Russia already has two military facilities in Belarus – a radar site near Baranovichi and a naval communications center near Mensk – but Vladimir Putin is pressing for a major airbase there in what would represent a serious threat to European security, according to “Novaya gazeta” journalist Irina Khalip.
She points out that a new base in Belarus would bring to four those “on the perimeter of the Russian border.” (The others are in Armenia, Kyrgyzstan, and occupied Crimea.) But unlike the other three, the Belarusian one would directly affect the security interests of Europe.
Khalip reviews the history of discussions about such a base going back to 2009, discussions that she says were broken off after the war in Ukraine began. Then, in October 2014, Moscow announced that the plans for a base had not been cancelled but simply delayed, the prelude to Putin’s September 19 decree calling for an agreement between Moscow and Mensk.
That war also prompted Lukashenka to seek better ties with the West, especially as Moscow appears to have run out of money to finance his regime.
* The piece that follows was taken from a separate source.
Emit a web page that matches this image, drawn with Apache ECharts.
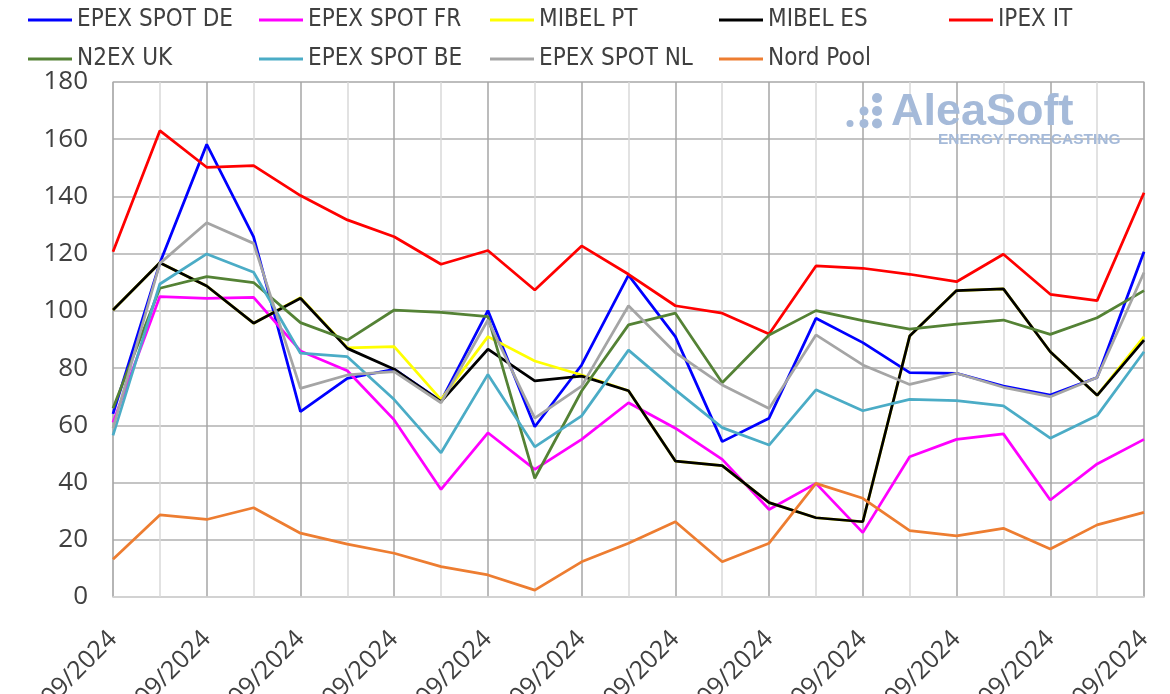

But Putin’s order upended the Belarusian leader’s efforts in that regard: It is one thing to deal with a dictator who doesn’t threaten Europe; it is another to deal with “an ally of Russia with a military base on its territory.”
As the “Novaya gazeta” journalist points out, for many years, “Poland and Bulgaria and Romania and the Baltic countries called for NATO to put military bases on their territories,” but “only the war in Ukraine prompted the countries of the alliance to action in the countries of Eastern Europe.”
That means that “the opening of a Russian military base in Belarus” would be an indication that Putin “with the help of Alyaksandr Lukashenka” has begun a new phase in a new arms race because–unlike the two other Russian military facilities in Belarus now–Russian forces would be at the new one.
This too would “again change the military and geopolitical map of the world,” she concludes, something that could lead to a further escalation of tensions and possibly to new demands for some kind of “grand bargain” between Russia and the West, either of which might suit Putin’s interests if not those of the West.